The last month has been incredibly rainy. It seems to rain everyday at least once. I can't hang out any laundry to dry and I don't have a dryer inside. This means I have to start a fire in the wood furnace that heats our house because otherwise the house is too damp to dry anything. Ughhh!
Danny is trying to get his fencing done but is constantly thwarted by the rain. Although he'll head out to the pastures if it's just misting once the rain comes down in earnest he is usually driven back home. On the bright side there aren't any backflies to speak of when he is out there yet.
And that's another thing; with the rain has come the cold. We're having a cold wet Spring. Challenging at the best of times. One of the challenges is pollination. The pear trees are blossomimg but it's too cold for the honey bees to be out doing their thing.
The plum tree looks lovely of course; anything in blossom tends too. But it's wet and cool and the bees aren't buzzing. Now the upside of the cold is that the blossoms will last longer meaning that if a sunny day comes soon they might still be out and the bees may pollinate them. If it was wet and hot we'ld be watching our grass grow too high for the lawnmower. (In the event that happens later this year I've got some goats you can borrow). While the breezes mean that there may be some cross pollination taking place it does not seem to me this will be a good year for plums. And early goldens are my favorites; I'll miss them. It just means the few I get will be savoured and appreciated. Thank heavens Danny doesn't care for plums.
One rainy day this past week we decided to go Frenchying. Before we left the house we received a call; the day old chicks were in today! So while I did stuff around the house Danny went down to the Lequille Country Store and picked up our chicks.
The chicks were making cheeping noises and one always falls for them as you listen to them and see the little golden balls of fluff. They soon grow out of this stage but the initial introduction is always heart melting.

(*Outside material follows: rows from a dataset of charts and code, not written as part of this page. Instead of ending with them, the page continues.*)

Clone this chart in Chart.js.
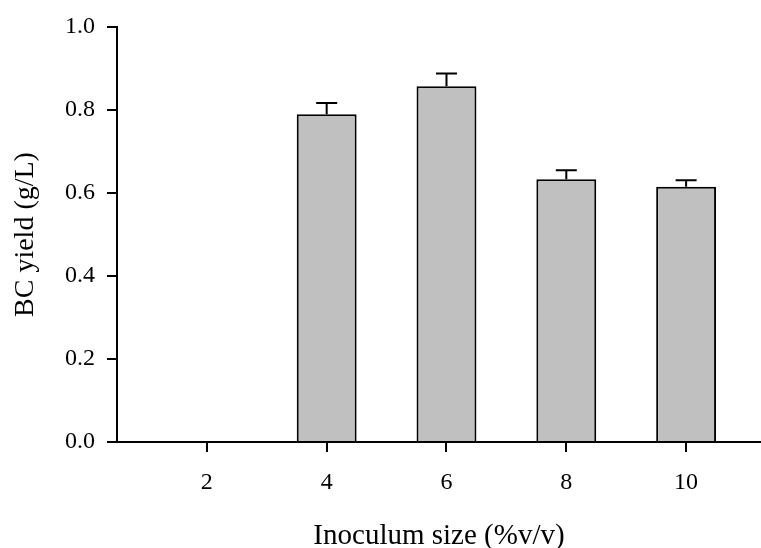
<!DOCTYPE html>
<html>
<head>
<meta charset="utf-8">
<script src="https://cdn.jsdelivr.net/npm/chart.js@4/dist/chart.umd.min.js"></script>
<style>
  html, body { margin: 0; padding: 0; background: #fff; }
  canvas { display: block; }
</style>
</head>
<body>
<canvas id="c" width="761" height="548"></canvas>
<script>
// Data
const inoculumSizes = [2, 4, 6, 8, 10];            // % v/v (x categories)
const bcYield       = [0, 0.790, 0.857, 0.633, 0.615]; // g/L
const bcYieldError  = [0, 0.027, 0.031, 0.022, 0.016]; // g/L (upper error)
const yTickValues   = [0, 0.2, 0.4, 0.6, 0.8, 1.0];

const FONT = "'Liberation Serif', 'Times New Roman', Times, serif";

const errorBarPlugin = {
  id: 'errorBars',
  afterDatasetsDraw(chart) {
    const ctx = chart.ctx;
    const xs = chart.scales.x, ys = chart.scales.y;
    ctx.save();
    ctx.strokeStyle = '#000';
    ctx.lineWidth = 2;
    inoculumSizes.forEach((c, i) => {
      const v = bcYield[i], e = bcYieldError[i];
      if (!v || !e) return;
      const px = xs.getPixelForValue(c);
      const y0 = ys.getPixelForValue(v);
      const y1 = ys.getPixelForValue(v + e);
      ctx.beginPath();
      ctx.moveTo(px, y0);
      ctx.lineTo(px, y1);
      ctx.moveTo(px - 10.5, y1);
      ctx.lineTo(px + 10.5, y1);
      ctx.stroke();
    });
    ctx.restore();
  }
};

new Chart(document.getElementById('c'), {
  type: 'bar',
  data: {
    datasets: [{
      data: inoculumSizes.map((c, i) => ({ x: c, y: bcYield[i] })),
      backgroundColor: '#c0c0c0',
      borderColor: '#000',
      borderWidth: 2,
      categoryPercentage: 1.0,
      barPercentage: 0.5
    }]
  },
  options: {
    responsive: false,
    devicePixelRatio: 1,
    animation: false,
    layout: { padding: { top: 27, right: 0, bottom: 0, left: 0 } },
    plugins: { legend: { display: false }, tooltip: { enabled: false } },
    scales: {
      x: {
        type: 'linear',
        min: 0.5,
        max: 11.25,
        offset: false,
        afterBuildTicks(scale) { scale.ticks = inoculumSizes.map(v => ({ value: v })); },
        afterFit(scale) { scale.height = 106; },
        grid: { display: true, drawOnChartArea: false, drawTicks: true, tickLength: 10, color: '#000', lineWidth: 2, offset: false },
        border: { display: true, color: '#000', width: 2 },
        ticks: {
          color: '#000',
          padding: 16,
          maxRotation: 0,
          font: { family: FONT, size: 24, lineHeight: 1.2 },
          callback: (v) => String(v)
        },
        title: {
          display: true,
          text: 'Inoculum size (%v/v)',
          color: '#000',
          font: { family: FONT, size: 29, lineHeight: 0.8 },
          padding: { top: 0, bottom: 0 }
        }
      },
      y: {
        min: 0,
        max: 1,
        afterBuildTicks(scale) { scale.ticks = yTickValues.map(v => ({ value: v })); },
        afterFit(scale) { scale.width = 117; },
        grid: { display: true, drawOnChartArea: false, drawTicks: true, tickLength: 10, color: '#000', lineWidth: 2 },
        border: { display: true, color: '#000', width: 2 },
        ticks: {
          color: '#000',
          padding: 12,
          font: { family: FONT, size: 24 },
          callback: (v) => Number(v).toFixed(1)
        },
        title: {
          display: true,
          text: 'BC yield (g/L)',
          color: '#000',
          font: { family: FONT, size: 28, lineHeight: 1 },
          padding: { top: 12, bottom: 0 }
        }
      }
    }
  },
  plugins: [errorBarPlugin]
});
</script>
</body>
</html>
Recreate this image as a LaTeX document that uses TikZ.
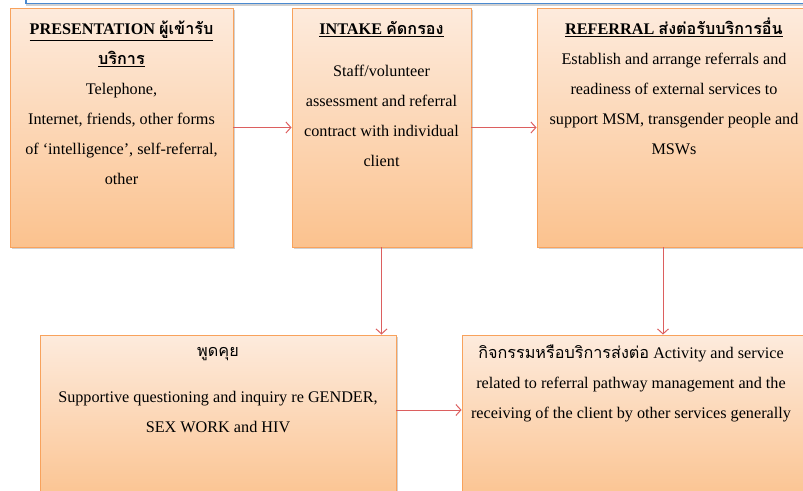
\documentclass[tikz,border=0pt]{standalone}
\usepackage{fontspec}
\setmainfont{Liberation Serif}
\newfontfamily\thai[Script=Thai]{Loma}
\usetikzlibrary{arrows.meta,shadows}
\definecolor{boxedge}{HTML}{F8A25C}
\definecolor{boxtop}{HTML}{FDEBDD}
\definecolor{boxbot}{HTML}{FBC28E}
\definecolor{flowred}{HTML}{DC5F5F}
\definecolor{bandblue}{HTML}{4A8AD0}
\newcommand{\firstline}{\rule{0pt}{18pt}}

\begin{document}
\begin{tikzpicture}[x=1pt, y=1pt,
  box/.style={draw=boxedge, line width=0.9pt, top color=boxtop, bottom color=boxbot, inner sep=0pt,
              drop shadow={shadow xshift=2pt, shadow yshift=-2pt, opacity=0.3, fill=black!60}},
  txt/.style={anchor=north, align=center, inner sep=0pt, font=\fontsize{16.2}{30}\selectfont},
  flow/.style={draw=flowred, line width=1pt, -{Straight Barb[length=5pt,width=11pt]}}]
\useasboundingbox (0,0) rectangle (803,-490);
\clip (0,0) rectangle (803,-490);
% cut-off banner at the top
\draw[draw=bandblue, line width=1.2pt, fill=white,
      drop shadow={shadow xshift=0pt, shadow yshift=-2pt, opacity=0.3, fill=black!60}]
  (26,12) rectangle (815,-3.5);

\node[box, minimum width=223pt, minimum height=239pt] (pres) at (121.5,-127.5) {};
\node[box, minimum width=179pt, minimum height=239pt] (intake) at (381.5,-127.5) {};
\node[box, minimum width=274pt, minimum height=239pt] (refer) at (674,-127.5) {};
\node[box, minimum width=356pt, minimum height=170pt] (talk) at (218,-420) {};
\node[box, minimum width=350pt, minimum height=170pt] (activity) at (637,-420) {};

\node[txt] (pres-t) at ([yshift=-9pt]pres.north)
  {\firstline\underline{\textbf{PRESENTATION {\thai ผู้เข้ารับ}}}\\
   \underline{\textbf{\thai บริการ}}\\
   Telephone,\\
   Internet, friends, other forms\\
   of ‘intelligence’, self-referral,\\
   other};
\node[txt] (intake-t) at ([yshift=-9pt]intake.north)
  {\firstline\underline{\textbf{INTAKE {\thai คัดกรอง}}}\\[12pt]
   Staff/volunteer\\
   assessment and referral\\
   contract with individual\\
   client};
\node[txt] (refer-t) at ([yshift=-9pt]refer.north)
  {\firstline\underline{\textbf{REFERRAL {\thai ส่งต่อรับบริการอื่น}}}\\
   Establish and arrange referrals and\\
   readiness of external services to\\
   support MSM, transgender people and\\
   MSWs};
\node[txt] (talk-t) at ([yshift=-4pt]talk.north)
  {\firstline{\thai พูดคุย}\\[16pt]
   Supportive questioning and inquiry re GENDER,\\
   SEX WORK and HIV};
\node[txt] (activity-t) at ([xshift=-6pt,yshift=-6pt]activity.north)
  {\firstline{\thai กิจกรรมหรือบริการส่งต่อ} Activity and service\\
   related to referral pathway management and the\\
   receiving of the client by other services generally};

\draw[flow] (pres) -- (intake);
\draw[flow] (intake) -- (refer);
\draw[flow] (intake.south) -- (intake.south |- talk.north);
\draw[flow] ([xshift=-11pt]refer.south) -- ([xshift=-11pt]refer.south |- activity.north);
\draw[flow] ([yshift=10pt]talk.east) -- ([yshift=10pt]talk.east -| activity.west);
\end{tikzpicture}
\end{document}
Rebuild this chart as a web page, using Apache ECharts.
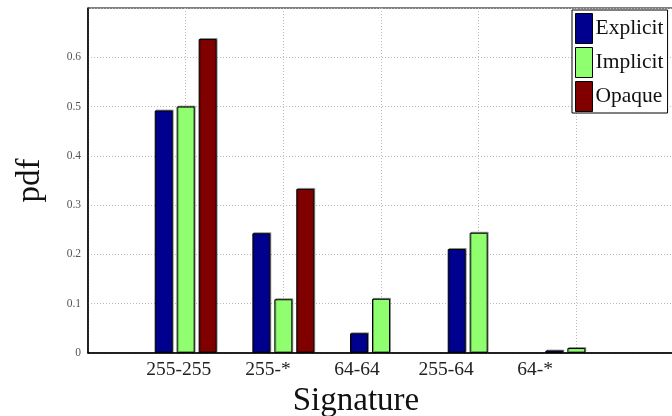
<!DOCTYPE html>
<html>
<head>
<meta charset="utf-8">
<script src="https://cdn.jsdelivr.net/npm/echarts@6/dist/echarts.min.js"></script>
<style>
  html, body { margin: 0; padding: 0; background: #fff; }
  #chart { width: 672px; height: 416px; }
</style>
</head>
<body>
<div id="chart"></div>
<script>
var categories = ["255-255", "255-*", "64-64", "255-64", "64-*"];
var explicitVals = [0.492, 0.243, 0.040, 0.211, 0.005];
var implicitVals = [0.500, 0.109, 0.110, 0.244, 0.010];
var opaqueVals = [0.637, 0.333, 0, 0, 0];
var yTicks = [0, 0.1, 0.2, 0.3, 0.4, 0.5, 0.6];

var serif = "Liberation Serif";

// bars sit at x = 1..5 on a 0..6 axis, like the original plot
function toPoints(vals) {
  return vals.map(function (v, i) { return [i + 1, v > 0 ? v : "-"]; });
}

function barSeries(name, color, vals) {
  return {
    name: name,
    type: "bar",
    xAxisIndex: 0,
    data: toPoints(vals),
    barWidth: 18,
    barGap: "22%",
    itemStyle: {
      color: color,
      borderColor: "#000",
      borderWidth: 1,
      shadowColor: "rgba(0,0,0,0.35)",
      shadowOffsetX: 1,
      shadowOffsetY: -1
    }
  };
}

var dotted = { color: "#bbb", type: [1, 2] };

var chart = echarts.init(document.getElementById("chart"));
chart.setOption({
  animation: false,
  textStyle: { fontFamily: serif },
  grid: {
    left: 88,
    top: 8,
    width: 586,
    height: 345,
    outerBoundsMode: "none",
    containLabel: false,
    show: true,
    borderColor: "#000",
    borderWidth: 1
  },
  legend: {
    left: 572,
    top: 10,
    orient: "vertical",
    backgroundColor: "#fff",
    borderColor: "#000",
    borderWidth: 1,
    padding: [3, 4, 1, 3],
    itemWidth: 17,
    itemHeight: 30,
    itemGap: 3,
    icon: "rect",
    textStyle: { fontFamily: serif, fontSize: 21.5, color: "#111", padding: [0, 0, 0, -2] },
    data: ["Explicit", "Implicit", "Opaque"],
    itemStyle: { borderColor: "#000", borderWidth: 1 }
  },
  xAxis: [
    {
      type: "value",
      min: 0,
      max: 6,
      interval: 1,
      axisLine: { show: true, lineStyle: { color: "#000", width: 1.5 } },
      axisTick: { show: false },
      axisLabel: { show: false },
      splitLine: { show: true, lineStyle: dotted }
    },
    {
      // label axis: the original's tick labels drift left of the bars
      type: "value",
      position: "bottom",
      min: -0.02,
      max: 6.56,
      name: "Signature",
      nameLocation: "middle",
      nameGap: 27,
      nameTextStyle: { fontFamily: serif, fontSize: 33, color: "#111", padding: [0, 50, 0, 0] },
      axisLine: { show: false },
      axisTick: { show: false },
      splitLine: { show: false },
      axisLabel: {
        fontFamily: serif,
        fontSize: 19.5,
        color: "#222",
        margin: 7,
        customValues: [1, 2, 3, 4, 5],
        formatter: function (v) {
          return categories[Math.round(v) - 1] || "";
        }
      }
    }
  ],
  yAxis: {
    type: "value",
    min: 0,
    max: 0.7,
    interval: 0.1,
    name: "pdf",
    nameLocation: "middle",
    nameGap: 41,
    nameTextStyle: { fontFamily: serif, fontSize: 33, color: "#111" },
    axisLine: { show: true, lineStyle: { color: "#000", width: 1.5 } },
    axisTick: { show: false },
    axisLabel: {
      fontFamily: serif,
      fontSize: 11.5,
      color: "#555",
      margin: 7,
      formatter: function (v) {
        for (var i = 0; i < yTicks.length; i++) {
          if (Math.abs(yTicks[i] - v) < 1e-6) return String(yTicks[i]);
        }
        return "";
      }
    },
    splitLine: { show: true, lineStyle: dotted }
  },
  series: [
    barSeries("Explicit", "#00008f", explicitVals),
    barSeries("Implicit", "#8fff70", implicitVals),
    barSeries("Opaque", "#800000", opaqueVals)
  ]
});
</script>
</body>
</html>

Most are meat kings and will taste great in 2-3 months but a few are egg layers; one must keep one's flock productive. We like to start our chicks in an old unused freezer. This way we can keep them in the barn with a heat lamp and they stay warm enough. A piece of wire grating ot somesuch keeps the curious (hungry) cats out.
As Danny puts them in the freezer he dunks each chick's beak in the waterer so each chick will know wher to find something to drink. After theey're all in he pours in some food too.
The chickies are all happy now so we put the 'lid' on the freezer and leave them there while we head out to Frenchy's.
Frenchy's was good fun; we found some books, some pajama pants for Hannah and a quilted flannel jacket; we never have enough of these! No bedding which is one of my addictions, I love sheets and blankets, but I probably have enough all ready.
We left in the rain and came back in the rain. Now if only the sun will shine soon; I feel like I'm growing mushrooms on me!
In the meantime let's all be kind to one another.